■ **PROMPT**
Print the lines of the listing below verbatim from its first line through the line bearing "fig = go.Figure()". Any pictures are to be omitted.

■ **INFORMATION SUPPLIED**
============================================================

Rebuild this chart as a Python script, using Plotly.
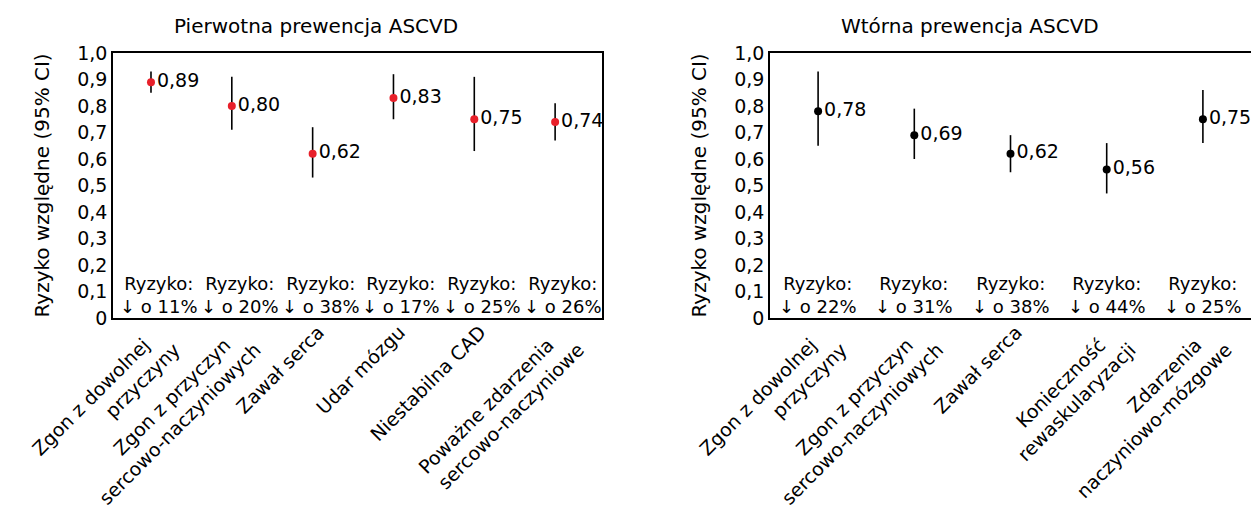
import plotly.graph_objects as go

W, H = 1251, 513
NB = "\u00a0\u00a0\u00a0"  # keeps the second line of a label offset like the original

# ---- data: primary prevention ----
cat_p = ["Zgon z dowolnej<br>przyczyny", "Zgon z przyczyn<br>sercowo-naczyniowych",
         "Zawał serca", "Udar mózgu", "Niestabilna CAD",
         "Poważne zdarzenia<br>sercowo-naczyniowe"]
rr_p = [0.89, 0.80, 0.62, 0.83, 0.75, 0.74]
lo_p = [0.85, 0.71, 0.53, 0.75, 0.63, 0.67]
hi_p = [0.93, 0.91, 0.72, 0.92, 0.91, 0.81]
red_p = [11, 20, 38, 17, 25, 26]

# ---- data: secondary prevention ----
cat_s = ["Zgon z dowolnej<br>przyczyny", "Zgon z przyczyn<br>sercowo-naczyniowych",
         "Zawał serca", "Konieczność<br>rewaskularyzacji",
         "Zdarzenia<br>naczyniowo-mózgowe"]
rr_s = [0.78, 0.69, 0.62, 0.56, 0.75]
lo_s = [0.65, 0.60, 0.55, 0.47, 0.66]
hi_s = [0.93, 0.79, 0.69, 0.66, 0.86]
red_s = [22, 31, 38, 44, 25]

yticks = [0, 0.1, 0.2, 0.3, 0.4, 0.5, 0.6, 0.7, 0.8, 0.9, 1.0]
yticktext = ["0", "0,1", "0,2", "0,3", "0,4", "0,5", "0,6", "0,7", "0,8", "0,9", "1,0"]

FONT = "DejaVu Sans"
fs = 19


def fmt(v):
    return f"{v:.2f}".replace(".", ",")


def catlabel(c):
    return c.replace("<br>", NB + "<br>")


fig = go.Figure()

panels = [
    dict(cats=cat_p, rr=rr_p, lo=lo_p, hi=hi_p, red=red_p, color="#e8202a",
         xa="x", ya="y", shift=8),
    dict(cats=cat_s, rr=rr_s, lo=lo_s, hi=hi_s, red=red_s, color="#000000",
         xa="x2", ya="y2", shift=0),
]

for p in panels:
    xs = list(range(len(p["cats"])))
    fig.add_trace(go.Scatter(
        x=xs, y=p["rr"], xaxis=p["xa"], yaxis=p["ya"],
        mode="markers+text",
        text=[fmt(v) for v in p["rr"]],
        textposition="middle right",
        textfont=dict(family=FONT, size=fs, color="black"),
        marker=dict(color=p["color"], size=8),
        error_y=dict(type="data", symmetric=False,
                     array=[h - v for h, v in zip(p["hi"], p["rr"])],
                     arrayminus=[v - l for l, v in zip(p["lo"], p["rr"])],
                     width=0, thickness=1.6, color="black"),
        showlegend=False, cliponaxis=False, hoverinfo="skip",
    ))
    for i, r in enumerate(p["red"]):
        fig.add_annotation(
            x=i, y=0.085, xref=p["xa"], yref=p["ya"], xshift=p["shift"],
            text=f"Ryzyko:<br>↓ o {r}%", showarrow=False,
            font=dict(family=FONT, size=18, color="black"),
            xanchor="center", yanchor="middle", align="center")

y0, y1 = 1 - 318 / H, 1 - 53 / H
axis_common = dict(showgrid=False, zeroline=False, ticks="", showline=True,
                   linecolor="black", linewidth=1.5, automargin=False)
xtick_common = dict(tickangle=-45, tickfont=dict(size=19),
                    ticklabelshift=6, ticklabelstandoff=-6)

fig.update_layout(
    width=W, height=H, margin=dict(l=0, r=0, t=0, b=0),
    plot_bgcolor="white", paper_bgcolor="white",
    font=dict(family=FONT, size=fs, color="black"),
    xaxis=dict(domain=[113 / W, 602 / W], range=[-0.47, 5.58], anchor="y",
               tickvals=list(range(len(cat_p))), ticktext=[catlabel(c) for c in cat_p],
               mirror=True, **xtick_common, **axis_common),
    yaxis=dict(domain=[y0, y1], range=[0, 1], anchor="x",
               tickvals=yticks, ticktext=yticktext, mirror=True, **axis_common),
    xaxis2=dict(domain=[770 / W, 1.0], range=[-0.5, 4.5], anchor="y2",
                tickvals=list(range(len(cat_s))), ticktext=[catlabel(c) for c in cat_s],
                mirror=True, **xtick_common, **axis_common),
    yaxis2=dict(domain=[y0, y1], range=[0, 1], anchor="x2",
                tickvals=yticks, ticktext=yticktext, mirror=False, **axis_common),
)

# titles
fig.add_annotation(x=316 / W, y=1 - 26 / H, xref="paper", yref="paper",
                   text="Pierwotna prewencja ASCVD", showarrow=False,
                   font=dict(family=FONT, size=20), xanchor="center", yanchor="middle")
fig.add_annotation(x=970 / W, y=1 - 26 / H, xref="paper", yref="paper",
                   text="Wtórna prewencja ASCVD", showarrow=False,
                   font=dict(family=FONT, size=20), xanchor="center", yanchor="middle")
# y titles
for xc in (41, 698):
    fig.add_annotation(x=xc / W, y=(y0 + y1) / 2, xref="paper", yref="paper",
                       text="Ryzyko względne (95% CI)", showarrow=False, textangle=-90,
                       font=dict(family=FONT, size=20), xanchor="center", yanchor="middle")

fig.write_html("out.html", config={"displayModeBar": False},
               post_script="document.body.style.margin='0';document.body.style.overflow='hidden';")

============================================================

■ **RESPONSE**
Rebuild this chart as a Python script, using Plotly.
import plotly.graph_objects as go

W, H = 1251, 513
NB = "\u00a0\u00a0\u00a0"  # keeps the second line of a label offset like the original

# ---- data: primary prevention ----
cat_p = ["Zgon z dowolnej<br>przyczyny", "Zgon z przyczyn<br>sercowo-naczyniowych",
         "Zawał serca", "Udar mózgu", "Niestabilna CAD",
         "Poważne zdarzenia<br>sercowo-naczyniowe"]
rr_p = [0.89, 0.80, 0.62, 0.83, 0.75, 0.74]
lo_p = [0.85, 0.71, 0.53, 0.75, 0.63, 0.67]
hi_p = [0.93, 0.91, 0.72, 0.92, 0.91, 0.81]
red_p = [11, 20, 38, 17, 25, 26]

# ---- data: secondary prevention ----
cat_s = ["Zgon z dowolnej<br>przyczyny", "Zgon z przyczyn<br>sercowo-naczyniowych",
         "Zawał serca", "Konieczność<br>rewaskularyzacji",
         "Zdarzenia<br>naczyniowo-mózgowe"]
rr_s = [0.78, 0.69, 0.62, 0.56, 0.75]
lo_s = [0.65, 0.60, 0.55, 0.47, 0.66]
hi_s = [0.93, 0.79, 0.69, 0.66, 0.86]
red_s = [22, 31, 38, 44, 25]

yticks = [0, 0.1, 0.2, 0.3, 0.4, 0.5, 0.6, 0.7, 0.8, 0.9, 1.0]
yticktext = ["0", "0,1", "0,2", "0,3", "0,4", "0,5", "0,6", "0,7", "0,8", "0,9", "1,0"]

FONT = "DejaVu Sans"
fs = 19


def fmt(v):
    return f"{v:.2f}".replace(".", ",")


def catlabel(c):
    return c.replace("<br>", NB + "<br>")


fig = go.Figure()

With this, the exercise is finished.